Villagers told Al Jazeera that Iranian guards fire at their cattle from a recently established checkpoint – a makeshift tent just 20 metres from the wall and 200 metres from the Afghan Border Police garrison in Barichi.
Ali Ahmad, police commander of Nimroz’s Kang district, told Al Jazeera that Barichi is far from being an isolated case.
“There are 22 Afghan villages in the same situation, two of which are now completely empty,” Ahmad told Al Jazeera from a building which displays over a dozen bullet holes in its façade. Other than crops and cattle, the official also said, the wall was also affecting the school nearby.
“Over the last two years lessons have been constantly interrupted due to random fire from the other side. We either evacuate the kids or simply close the school until things settle down,” said commander Ahmed.
Barichi mayor Mohamed Ayub nodded while repeating that communication with the people on the Iranian side used to be fluid before the incidents.

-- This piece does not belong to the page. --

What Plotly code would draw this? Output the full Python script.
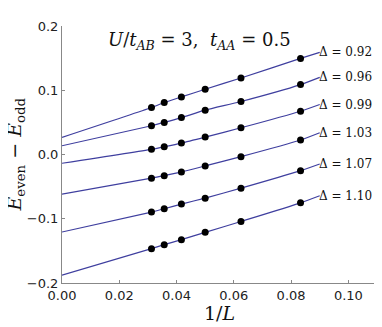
import plotly.graph_objects as go

# 1/L values of the finite-size data points (L = 32, 28, 24, 20, 16, 12)
inv_L = [0.03125, 0.0357, 0.0417, 0.05, 0.0625, 0.0833]

deltas = ["0.92", "0.96", "0.99", "1.03", "1.07", "1.10"]

# E_even - E_odd, one list per Delta
e_092 = [0.0732, 0.0809, 0.0896, 0.1016, 0.1191, 0.1496]
e_096 = [0.0447, 0.0499, 0.0574, 0.0690, 0.0825, 0.1088]
e_099 = [0.0081, 0.0121, 0.0178, 0.0271, 0.0416, 0.0674]
e_103 = [-0.0369, -0.0329, -0.0271, -0.0178, -0.0034, 0.0225]
e_107 = [-0.0896, -0.0845, -0.0772, -0.0679, -0.0524, -0.0251]
e_110 = [-0.1465, -0.1403, -0.1326, -0.1212, -0.1042, -0.0752]

# fitted curves: extrapolated value at 1/L = 0 and value where the curve stops
fit_x0 = [0.0267, 0.0136, -0.0136, -0.0617, -0.1206, -0.1879]
fit_end = [0.159, 0.120, 0.0778, 0.0338, -0.0147, -0.0643]
x_end = 0.09

series = [e_092, e_096, e_099, e_103, e_107, e_110]

LINE = "#3f3f9f"
SERIF = "DejaVu Serif"
SANS = "DejaVu Sans"

fig = go.Figure()

for d, ys, y0, y1 in zip(deltas, series, fit_x0, fit_end):
    fig.add_trace(go.Scatter(
        x=[0] + inv_L + [x_end], y=[y0] + ys + [y1], mode="lines",
        line=dict(color=LINE, width=1.2, shape="spline", smoothing=0.6),
        hoverinfo="skip", showlegend=False,
    ))
    fig.add_trace(go.Scatter(
        x=inv_L, y=ys, mode="markers",
        marker=dict(color="black", size=7),
        showlegend=False,
    ))
    fig.add_annotation(
        x=x_end, y=y1, text=f"Δ = {d}", showarrow=False,
        xanchor="left", yanchor="middle", xshift=-2, borderpad=0,
        font=dict(family=SERIF, size=12, color="#111"),
    )

fig.add_annotation(
    xref="paper", yref="paper", x=0.438, y=0.94,
    text="<i>U</i>/<i>t</i><sub><i>AB</i></sub> = 3,  <i>t</i><sub><i>AA</i></sub> = 0.5",
    showarrow=False, xanchor="center", yanchor="middle",
    font=dict(family=SERIF, size=18, color="#111"),
)
fig.add_annotation(
    xref="paper", yref="paper", x=-0.149, y=0.5, textangle=-90,
    text="<i>E</i><sub>even</sub> − <i>E</i><sub>odd</sub>",
    showarrow=False, xanchor="center", yanchor="middle",
    font=dict(family=SERIF, size=19, color="#111"),
)
fig.add_annotation(
    xref="paper", yref="paper", x=0.5, y=-0.115,
    text="1/<i>L</i>",
    showarrow=False, xanchor="center", yanchor="middle",
    font=dict(family=SERIF, size=19, color="#111"),
)

axis = dict(
    showgrid=False, zeroline=False, showline=True, linecolor="#888", linewidth=1,
    ticks="inside", ticklen=3, tickcolor="#888",
    tickfont=dict(family=SANS, size=13, color="#222"),
)

fig.update_xaxes(range=[0, 0.11], tickvals=[0, 0.02, 0.04, 0.06, 0.08, 0.10],
                 tickformat=".2f", **axis)
fig.update_yaxes(range=[-0.2, 0.2], tickvals=[-0.2, -0.1, 0.0, 0.1, 0.2],
                 tickformat=".1f", **axis)

# page body adds an 8px offset, so the figure is drawn 8px smaller
fig.update_layout(
    width=374, height=319,
    margin=dict(l=54, r=5, t=17.5, b=43.5, autoexpand=False),
    plot_bgcolor="white", paper_bgcolor="white",
    showlegend=False,
)

fig.write_html("out.html")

“All of us have relatives on the other side and even the Iranian guards would help us gather after crossing the wall. I wonder why things got so nasty over the last years,” Ayub, who is Barichi’s biggest landowner, said.
The closest village on the other side, he added, is Shagalak, “a mere 500 metres away from here”.
Counterinsurgency
The Iranian-built wall barely covers 50 of the 224km border that Nimroz shares with Iran. Zaranj Police Chief Commander Haji Abdullah Baloch told Al Jazeera that the reasons behind its construction are “too obvious”.
“Iran began building the wall in 2007, shortly after the US deployed their troops in southern Afghanistan. This is the closest border area to Delaram district, where American soldiers were stationed until last April,” Baloch told Al Jazeera. The incidents, he said, started two years ago.
“Tehran wants to prevent Washington from supporting Baloch insurgents in southwestern Iran,” Baloch said. Nimroz borders Iran’s Sistan and Balochistan province, a largely neglected district that has witnessed an armed rebellion by Baloch nationalist groups, which Tehran claims to be backed by the US.
Zahir Gul Moqbel, Colonel of the Border Police Nimroz, told Al Jazeera about “terrorists with links to al-Qaeda trained in Iran”, adding that they have come across Iranian IDs among them.
Meir Javedanfar, an Iranian politics lecturer at the Interdisciplinary Centre (IDC) in Israel, thinks that stopping the flow of Afghan refugees and workers into Iran might be the biggest reason behind the construction of the wall. The other important reason, he said, was to stop drugs and different armed groups from entering Iranian soil.
“With the US forces still in Afghanistan and the anti-Iran Taliban gaining more power, this is one security concern which is widely shared in Iran between everyone, pro and anti-government,” Javedanfar told Al Jazeera.
Repeated calls and email to the Iranian Embassy in Kabul by Al Jazeera received no reply.
The wall and beyond
International forces are no longer deployed in Nimroz but Iran’s presence still looms over this barren region. Such feeling is visibly evident in Zaranj, the provincial capital. Its massive bazaar area serves as a last stop before the official border crossing with Iran – just two kilometres away – with hundreds of stalls overloaded with Iranian products. Transactions are made in Iranian currency and electricity to Zaranj also comes directly from Iran, and so does the water supply.
The official border crossing with Iran, 2 km south of Zaranj, is a main hub for trade of all kind of goods [Karlos Zurutuza/ Al Jazeera] |
“We assist Afghan orphans and widows because we share a common religion with our Afghan brothers,” Gulam Mobarez, head of the Imam Khomeini Relief Foundation in Zaranj, told Al Jazeera. The NGO’s building was recently repainted after it was covered with graffiti accusing them of spying for Iran.
“They are really working for Iran,” Rahmatullah Baloch, a political activist and local elder told Al Jazeera. Two years ago, the 50-year-old struggled to set up an office meant to develop Balochi language and culture. It didn’t work.
“We rented a house in Zaranj: two rooms which hosted a library and a computer room to offer Baluchi and English lessons for the local people,” Baloch said. “We decided to close it after the place was completely ransacked and one of the guys working with us killed.”
Amir Mohamed Akhadzada, Nimroz province’s new governor, told Al Jazeera that the Iranian presence in the region was “overwhelming”.
“We’re trying to tackle this issue but it is far from easy,” Akhadzada, a former religious leader from neighbouring Helmand province, said. “The borders are too big and we cannot control them,” he said.